## Start Records for this task
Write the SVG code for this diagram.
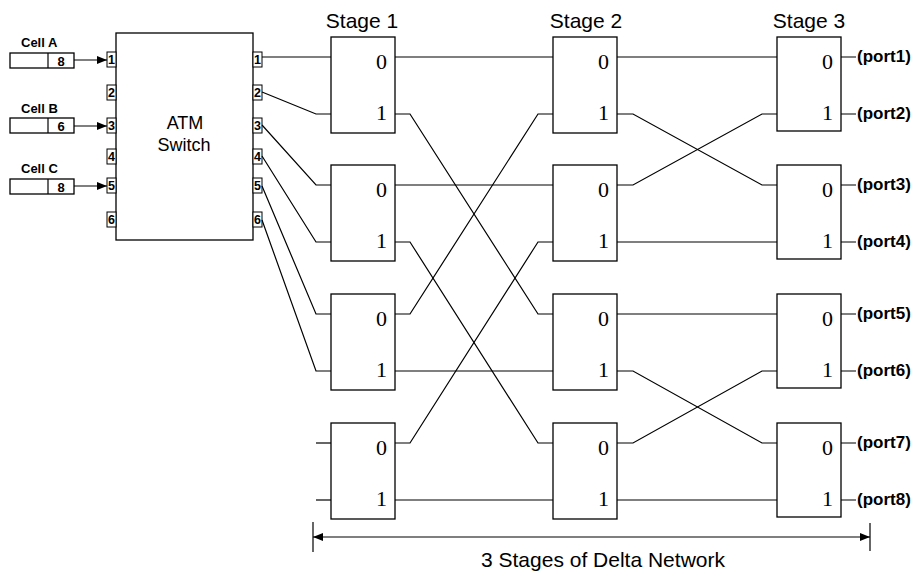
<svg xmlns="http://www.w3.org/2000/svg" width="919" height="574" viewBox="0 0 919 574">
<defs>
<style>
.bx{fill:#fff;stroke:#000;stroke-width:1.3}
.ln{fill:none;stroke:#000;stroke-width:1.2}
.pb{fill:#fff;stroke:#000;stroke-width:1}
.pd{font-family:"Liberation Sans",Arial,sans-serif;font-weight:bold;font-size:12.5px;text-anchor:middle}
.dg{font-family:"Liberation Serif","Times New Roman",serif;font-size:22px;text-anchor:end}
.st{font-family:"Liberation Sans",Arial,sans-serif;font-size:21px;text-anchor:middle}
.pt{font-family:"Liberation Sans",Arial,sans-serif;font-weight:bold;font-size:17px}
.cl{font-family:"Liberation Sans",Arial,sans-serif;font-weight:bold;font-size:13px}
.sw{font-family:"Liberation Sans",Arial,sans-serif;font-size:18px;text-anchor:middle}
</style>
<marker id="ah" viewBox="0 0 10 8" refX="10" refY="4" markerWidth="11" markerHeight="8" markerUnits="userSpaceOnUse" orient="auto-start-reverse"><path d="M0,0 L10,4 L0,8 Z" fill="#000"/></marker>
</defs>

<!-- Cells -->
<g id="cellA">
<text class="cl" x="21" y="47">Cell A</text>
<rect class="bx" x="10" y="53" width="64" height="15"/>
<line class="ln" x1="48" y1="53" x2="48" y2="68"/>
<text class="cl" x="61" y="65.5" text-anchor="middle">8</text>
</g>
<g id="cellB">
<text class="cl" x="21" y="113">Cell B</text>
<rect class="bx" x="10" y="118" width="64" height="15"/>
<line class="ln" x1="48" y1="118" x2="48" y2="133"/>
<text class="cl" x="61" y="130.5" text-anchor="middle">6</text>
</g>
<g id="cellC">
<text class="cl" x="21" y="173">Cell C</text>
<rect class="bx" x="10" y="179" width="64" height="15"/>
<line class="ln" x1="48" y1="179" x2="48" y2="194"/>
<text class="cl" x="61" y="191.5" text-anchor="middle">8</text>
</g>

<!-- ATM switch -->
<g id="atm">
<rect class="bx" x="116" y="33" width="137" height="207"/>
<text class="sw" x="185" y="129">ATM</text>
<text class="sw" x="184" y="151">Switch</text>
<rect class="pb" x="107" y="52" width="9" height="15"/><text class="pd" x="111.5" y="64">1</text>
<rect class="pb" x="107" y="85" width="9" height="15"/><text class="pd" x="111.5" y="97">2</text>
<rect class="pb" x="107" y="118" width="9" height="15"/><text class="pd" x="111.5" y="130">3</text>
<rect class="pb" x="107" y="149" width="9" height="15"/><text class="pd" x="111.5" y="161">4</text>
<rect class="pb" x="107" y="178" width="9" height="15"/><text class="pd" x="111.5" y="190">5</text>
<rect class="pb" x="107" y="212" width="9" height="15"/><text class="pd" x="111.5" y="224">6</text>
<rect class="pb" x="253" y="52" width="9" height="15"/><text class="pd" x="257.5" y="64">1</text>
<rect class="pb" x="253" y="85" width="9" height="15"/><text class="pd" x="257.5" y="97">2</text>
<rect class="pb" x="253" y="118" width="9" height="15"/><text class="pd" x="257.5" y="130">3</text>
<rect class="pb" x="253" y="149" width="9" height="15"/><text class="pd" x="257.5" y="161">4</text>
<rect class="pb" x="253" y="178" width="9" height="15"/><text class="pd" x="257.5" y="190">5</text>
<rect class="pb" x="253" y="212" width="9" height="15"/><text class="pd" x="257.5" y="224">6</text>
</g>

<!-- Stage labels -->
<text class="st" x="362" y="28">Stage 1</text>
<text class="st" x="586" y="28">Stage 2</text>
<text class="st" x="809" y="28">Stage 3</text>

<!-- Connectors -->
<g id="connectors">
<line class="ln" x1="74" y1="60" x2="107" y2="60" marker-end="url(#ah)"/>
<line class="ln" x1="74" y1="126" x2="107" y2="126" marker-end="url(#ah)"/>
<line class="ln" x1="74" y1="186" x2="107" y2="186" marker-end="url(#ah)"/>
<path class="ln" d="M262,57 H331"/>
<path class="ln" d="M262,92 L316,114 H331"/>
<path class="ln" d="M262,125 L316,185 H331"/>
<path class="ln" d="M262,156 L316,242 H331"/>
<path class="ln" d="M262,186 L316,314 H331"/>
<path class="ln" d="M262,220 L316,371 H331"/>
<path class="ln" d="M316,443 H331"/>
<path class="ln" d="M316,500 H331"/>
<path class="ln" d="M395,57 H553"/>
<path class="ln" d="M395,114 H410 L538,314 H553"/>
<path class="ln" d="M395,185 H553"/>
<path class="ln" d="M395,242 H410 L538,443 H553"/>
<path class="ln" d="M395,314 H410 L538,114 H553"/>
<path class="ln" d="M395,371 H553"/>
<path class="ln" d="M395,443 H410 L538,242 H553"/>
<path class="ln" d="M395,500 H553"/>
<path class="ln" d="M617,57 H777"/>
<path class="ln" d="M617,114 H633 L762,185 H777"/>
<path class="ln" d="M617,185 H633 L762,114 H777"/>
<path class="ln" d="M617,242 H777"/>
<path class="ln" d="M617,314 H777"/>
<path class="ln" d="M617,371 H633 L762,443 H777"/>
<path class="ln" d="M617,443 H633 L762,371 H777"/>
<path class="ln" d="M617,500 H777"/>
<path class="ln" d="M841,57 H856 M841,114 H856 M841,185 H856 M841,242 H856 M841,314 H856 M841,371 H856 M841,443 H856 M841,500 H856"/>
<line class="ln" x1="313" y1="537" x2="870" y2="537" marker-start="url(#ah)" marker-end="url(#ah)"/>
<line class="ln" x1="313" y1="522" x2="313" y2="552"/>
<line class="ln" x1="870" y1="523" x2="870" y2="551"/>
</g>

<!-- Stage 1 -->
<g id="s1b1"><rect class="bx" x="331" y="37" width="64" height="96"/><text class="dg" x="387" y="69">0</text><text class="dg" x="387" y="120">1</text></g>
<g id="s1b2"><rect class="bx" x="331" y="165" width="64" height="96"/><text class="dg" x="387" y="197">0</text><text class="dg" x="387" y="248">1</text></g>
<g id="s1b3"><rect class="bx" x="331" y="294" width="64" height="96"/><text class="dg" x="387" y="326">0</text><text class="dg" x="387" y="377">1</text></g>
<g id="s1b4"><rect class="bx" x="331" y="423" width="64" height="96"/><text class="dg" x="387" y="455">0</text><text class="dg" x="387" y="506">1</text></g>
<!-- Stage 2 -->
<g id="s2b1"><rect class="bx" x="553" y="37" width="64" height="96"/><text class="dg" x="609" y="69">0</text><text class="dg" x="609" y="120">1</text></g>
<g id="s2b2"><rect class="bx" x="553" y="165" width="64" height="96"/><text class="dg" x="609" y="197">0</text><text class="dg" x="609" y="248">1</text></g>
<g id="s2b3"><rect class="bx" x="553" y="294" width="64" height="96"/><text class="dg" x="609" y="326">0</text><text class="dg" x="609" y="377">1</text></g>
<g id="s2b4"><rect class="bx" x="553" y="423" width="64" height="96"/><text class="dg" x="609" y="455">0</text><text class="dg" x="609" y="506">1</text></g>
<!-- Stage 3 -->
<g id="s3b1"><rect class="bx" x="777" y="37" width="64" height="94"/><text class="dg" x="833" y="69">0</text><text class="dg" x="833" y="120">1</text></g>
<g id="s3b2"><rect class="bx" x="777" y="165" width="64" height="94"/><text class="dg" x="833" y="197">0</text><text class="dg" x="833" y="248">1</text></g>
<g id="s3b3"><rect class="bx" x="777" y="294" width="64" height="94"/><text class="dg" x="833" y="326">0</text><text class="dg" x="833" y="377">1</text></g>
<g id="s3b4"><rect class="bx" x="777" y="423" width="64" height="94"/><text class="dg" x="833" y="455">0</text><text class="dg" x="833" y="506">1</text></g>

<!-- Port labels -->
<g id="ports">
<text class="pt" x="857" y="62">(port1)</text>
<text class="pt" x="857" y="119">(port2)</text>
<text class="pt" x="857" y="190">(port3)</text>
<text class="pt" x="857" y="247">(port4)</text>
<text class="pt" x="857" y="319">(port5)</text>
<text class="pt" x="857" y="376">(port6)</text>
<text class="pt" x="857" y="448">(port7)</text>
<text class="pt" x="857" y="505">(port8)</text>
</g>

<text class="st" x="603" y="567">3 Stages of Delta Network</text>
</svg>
## End Records for this task
## Start Records for this task
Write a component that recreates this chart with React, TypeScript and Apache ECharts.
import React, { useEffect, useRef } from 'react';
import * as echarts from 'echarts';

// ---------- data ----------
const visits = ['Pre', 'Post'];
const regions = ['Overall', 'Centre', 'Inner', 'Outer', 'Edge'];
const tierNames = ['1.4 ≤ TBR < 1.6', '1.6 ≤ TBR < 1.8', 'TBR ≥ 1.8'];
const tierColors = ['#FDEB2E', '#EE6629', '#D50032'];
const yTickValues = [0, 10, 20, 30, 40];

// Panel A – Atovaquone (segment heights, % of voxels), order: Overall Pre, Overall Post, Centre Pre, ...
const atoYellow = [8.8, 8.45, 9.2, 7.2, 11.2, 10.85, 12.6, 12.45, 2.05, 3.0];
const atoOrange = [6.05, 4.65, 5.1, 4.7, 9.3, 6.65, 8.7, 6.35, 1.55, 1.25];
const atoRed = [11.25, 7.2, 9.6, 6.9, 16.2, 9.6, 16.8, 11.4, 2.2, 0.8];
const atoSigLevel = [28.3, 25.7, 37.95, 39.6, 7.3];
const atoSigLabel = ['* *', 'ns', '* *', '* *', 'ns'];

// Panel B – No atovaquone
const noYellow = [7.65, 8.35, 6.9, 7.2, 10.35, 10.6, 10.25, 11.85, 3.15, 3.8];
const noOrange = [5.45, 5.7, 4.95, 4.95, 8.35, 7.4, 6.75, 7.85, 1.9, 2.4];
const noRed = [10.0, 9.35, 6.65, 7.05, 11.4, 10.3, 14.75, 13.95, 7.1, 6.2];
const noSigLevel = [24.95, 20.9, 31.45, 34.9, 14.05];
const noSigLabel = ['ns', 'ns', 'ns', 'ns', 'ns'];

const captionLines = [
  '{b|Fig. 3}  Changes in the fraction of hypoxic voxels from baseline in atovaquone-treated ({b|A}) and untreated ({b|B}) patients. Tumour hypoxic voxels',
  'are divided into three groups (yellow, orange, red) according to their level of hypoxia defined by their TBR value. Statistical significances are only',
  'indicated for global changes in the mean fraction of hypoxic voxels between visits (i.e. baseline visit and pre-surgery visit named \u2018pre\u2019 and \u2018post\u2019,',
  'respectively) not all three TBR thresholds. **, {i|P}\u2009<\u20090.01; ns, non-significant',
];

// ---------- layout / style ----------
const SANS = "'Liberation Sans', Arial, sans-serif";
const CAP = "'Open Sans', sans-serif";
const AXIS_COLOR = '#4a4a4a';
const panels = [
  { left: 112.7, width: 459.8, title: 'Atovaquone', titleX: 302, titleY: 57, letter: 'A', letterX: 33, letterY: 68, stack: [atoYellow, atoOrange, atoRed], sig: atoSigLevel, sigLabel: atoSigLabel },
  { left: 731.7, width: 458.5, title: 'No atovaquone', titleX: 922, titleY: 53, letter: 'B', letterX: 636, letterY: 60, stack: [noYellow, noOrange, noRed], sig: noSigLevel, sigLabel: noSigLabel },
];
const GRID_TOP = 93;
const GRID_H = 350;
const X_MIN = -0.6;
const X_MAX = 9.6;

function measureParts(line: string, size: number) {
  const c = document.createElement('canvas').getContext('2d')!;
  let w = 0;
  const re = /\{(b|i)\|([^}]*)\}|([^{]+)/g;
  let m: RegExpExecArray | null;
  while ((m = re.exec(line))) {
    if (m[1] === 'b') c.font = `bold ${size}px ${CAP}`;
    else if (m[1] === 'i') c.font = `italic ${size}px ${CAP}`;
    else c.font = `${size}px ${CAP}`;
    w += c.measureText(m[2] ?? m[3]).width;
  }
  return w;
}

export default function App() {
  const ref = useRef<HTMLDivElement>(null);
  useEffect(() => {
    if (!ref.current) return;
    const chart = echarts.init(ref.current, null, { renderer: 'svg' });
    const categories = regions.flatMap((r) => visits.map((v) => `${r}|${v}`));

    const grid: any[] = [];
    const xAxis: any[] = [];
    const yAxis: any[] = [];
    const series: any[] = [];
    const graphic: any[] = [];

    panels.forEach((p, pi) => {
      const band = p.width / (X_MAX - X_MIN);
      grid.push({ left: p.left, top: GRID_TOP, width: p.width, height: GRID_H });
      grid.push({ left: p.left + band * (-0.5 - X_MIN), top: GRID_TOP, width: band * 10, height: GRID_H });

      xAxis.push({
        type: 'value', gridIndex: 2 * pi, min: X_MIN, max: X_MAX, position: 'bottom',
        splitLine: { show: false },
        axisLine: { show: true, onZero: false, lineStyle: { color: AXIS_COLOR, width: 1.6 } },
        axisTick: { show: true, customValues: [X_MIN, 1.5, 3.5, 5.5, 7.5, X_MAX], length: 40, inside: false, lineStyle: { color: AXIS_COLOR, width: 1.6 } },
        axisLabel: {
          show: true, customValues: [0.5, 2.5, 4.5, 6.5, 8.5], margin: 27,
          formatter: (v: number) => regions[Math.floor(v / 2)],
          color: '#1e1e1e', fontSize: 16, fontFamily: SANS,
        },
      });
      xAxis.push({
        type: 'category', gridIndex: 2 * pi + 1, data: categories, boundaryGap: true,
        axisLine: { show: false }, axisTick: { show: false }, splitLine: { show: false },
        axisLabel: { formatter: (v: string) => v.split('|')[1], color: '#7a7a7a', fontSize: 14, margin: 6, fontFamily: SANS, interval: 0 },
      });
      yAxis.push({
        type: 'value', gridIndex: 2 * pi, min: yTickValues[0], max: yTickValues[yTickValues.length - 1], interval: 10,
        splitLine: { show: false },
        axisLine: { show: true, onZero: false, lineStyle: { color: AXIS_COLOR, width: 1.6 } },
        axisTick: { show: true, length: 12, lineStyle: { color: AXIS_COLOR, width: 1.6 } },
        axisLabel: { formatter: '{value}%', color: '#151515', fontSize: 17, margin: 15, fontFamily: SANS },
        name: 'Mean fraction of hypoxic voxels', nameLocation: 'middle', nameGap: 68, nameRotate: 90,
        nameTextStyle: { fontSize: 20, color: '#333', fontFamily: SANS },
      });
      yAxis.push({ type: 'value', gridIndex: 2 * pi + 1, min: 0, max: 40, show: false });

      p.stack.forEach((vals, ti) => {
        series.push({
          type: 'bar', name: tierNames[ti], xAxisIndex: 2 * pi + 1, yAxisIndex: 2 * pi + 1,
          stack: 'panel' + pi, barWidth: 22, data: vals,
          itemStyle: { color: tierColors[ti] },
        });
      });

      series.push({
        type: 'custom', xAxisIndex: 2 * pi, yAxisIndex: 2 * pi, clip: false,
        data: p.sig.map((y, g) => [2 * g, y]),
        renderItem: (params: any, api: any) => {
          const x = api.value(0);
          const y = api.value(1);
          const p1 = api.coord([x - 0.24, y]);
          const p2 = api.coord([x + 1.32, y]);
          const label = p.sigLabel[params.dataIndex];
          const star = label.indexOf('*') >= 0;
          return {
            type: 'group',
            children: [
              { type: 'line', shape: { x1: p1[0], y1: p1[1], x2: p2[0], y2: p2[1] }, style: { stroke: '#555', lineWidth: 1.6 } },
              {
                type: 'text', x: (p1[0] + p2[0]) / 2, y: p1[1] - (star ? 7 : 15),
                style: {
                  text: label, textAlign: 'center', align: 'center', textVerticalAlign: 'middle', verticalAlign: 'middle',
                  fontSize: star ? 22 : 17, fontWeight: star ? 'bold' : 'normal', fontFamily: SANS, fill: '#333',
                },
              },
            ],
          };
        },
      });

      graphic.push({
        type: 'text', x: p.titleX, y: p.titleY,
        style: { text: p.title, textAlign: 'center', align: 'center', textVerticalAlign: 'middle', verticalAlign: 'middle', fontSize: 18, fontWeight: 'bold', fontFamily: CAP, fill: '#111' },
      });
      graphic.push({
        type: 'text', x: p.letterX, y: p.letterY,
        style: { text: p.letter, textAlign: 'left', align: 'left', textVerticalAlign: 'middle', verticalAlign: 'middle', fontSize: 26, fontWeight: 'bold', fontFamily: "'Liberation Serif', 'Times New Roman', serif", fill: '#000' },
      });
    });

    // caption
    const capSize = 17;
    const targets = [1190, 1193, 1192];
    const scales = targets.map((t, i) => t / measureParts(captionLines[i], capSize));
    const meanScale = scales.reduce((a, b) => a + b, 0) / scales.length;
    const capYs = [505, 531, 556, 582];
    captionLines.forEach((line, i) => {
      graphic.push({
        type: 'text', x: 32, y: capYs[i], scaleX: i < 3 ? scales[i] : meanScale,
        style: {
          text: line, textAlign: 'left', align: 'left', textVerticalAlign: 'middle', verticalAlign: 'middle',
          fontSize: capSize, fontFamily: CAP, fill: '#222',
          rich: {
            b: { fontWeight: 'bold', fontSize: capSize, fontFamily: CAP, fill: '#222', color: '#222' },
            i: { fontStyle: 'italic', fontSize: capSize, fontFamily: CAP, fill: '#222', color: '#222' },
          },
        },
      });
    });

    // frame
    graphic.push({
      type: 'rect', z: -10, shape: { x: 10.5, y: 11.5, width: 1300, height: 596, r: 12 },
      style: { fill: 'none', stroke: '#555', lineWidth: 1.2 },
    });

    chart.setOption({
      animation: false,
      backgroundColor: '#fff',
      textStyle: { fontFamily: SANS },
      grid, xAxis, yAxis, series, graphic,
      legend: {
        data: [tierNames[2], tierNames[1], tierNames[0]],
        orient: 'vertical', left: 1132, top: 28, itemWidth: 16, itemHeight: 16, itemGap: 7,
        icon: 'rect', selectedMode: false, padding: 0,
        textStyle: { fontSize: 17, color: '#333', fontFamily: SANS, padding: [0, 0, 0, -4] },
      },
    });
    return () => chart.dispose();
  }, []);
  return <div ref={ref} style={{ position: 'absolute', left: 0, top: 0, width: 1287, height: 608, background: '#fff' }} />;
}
## End Records for this task
Exercise details -
Everything from the line that contains "Write a component" through the line that contains "const noSigLabel = ['ns', 'ns', 'ns', 'ns', 'ns'];" is to be transcribed exactly, and nothing outside that range.

Expected answer -
Write a component that recreates this chart with React, TypeScript and Apache ECharts.
import React, { useEffect, useRef } from 'react';
import * as echarts from 'echarts';

// ---------- data ----------
const visits = ['Pre', 'Post'];
const regions = ['Overall', 'Centre', 'Inner', 'Outer', 'Edge'];
const tierNames = ['1.4 ≤ TBR < 1.6', '1.6 ≤ TBR < 1.8', 'TBR ≥ 1.8'];
const tierColors = ['#FDEB2E', '#EE6629', '#D50032'];
const yTickValues = [0, 10, 20, 30, 40];

// Panel A – Atovaquone (segment heights, % of voxels), order: Overall Pre, Overall Post, Centre Pre, ...
const atoYellow = [8.8, 8.45, 9.2, 7.2, 11.2, 10.85, 12.6, 12.45, 2.05, 3.0];
const atoOrange = [6.05, 4.65, 5.1, 4.7, 9.3, 6.65, 8.7, 6.35, 1.55, 1.25];
const atoRed = [11.25, 7.2, 9.6, 6.9, 16.2, 9.6, 16.8, 11.4, 2.2, 0.8];
const atoSigLevel = [28.3, 25.7, 37.95, 39.6, 7.3];
const atoSigLabel = ['* *', 'ns', '* *', '* *', 'ns'];

// Panel B – No atovaquone
const noYellow = [7.65, 8.35, 6.9, 7.2, 10.35, 10.6, 10.25, 11.85, 3.15, 3.8];
const noOrange = [5.45, 5.7, 4.95, 4.95, 8.35, 7.4, 6.75, 7.85, 1.9, 2.4];
const noRed = [10.0, 9.35, 6.65, 7.05, 11.4, 10.3, 14.75, 13.95, 7.1, 6.2];
const noSigLevel = [24.95, 20.9, 31.45, 34.9, 14.05];
const noSigLabel = ['ns', 'ns', 'ns', 'ns', 'ns'];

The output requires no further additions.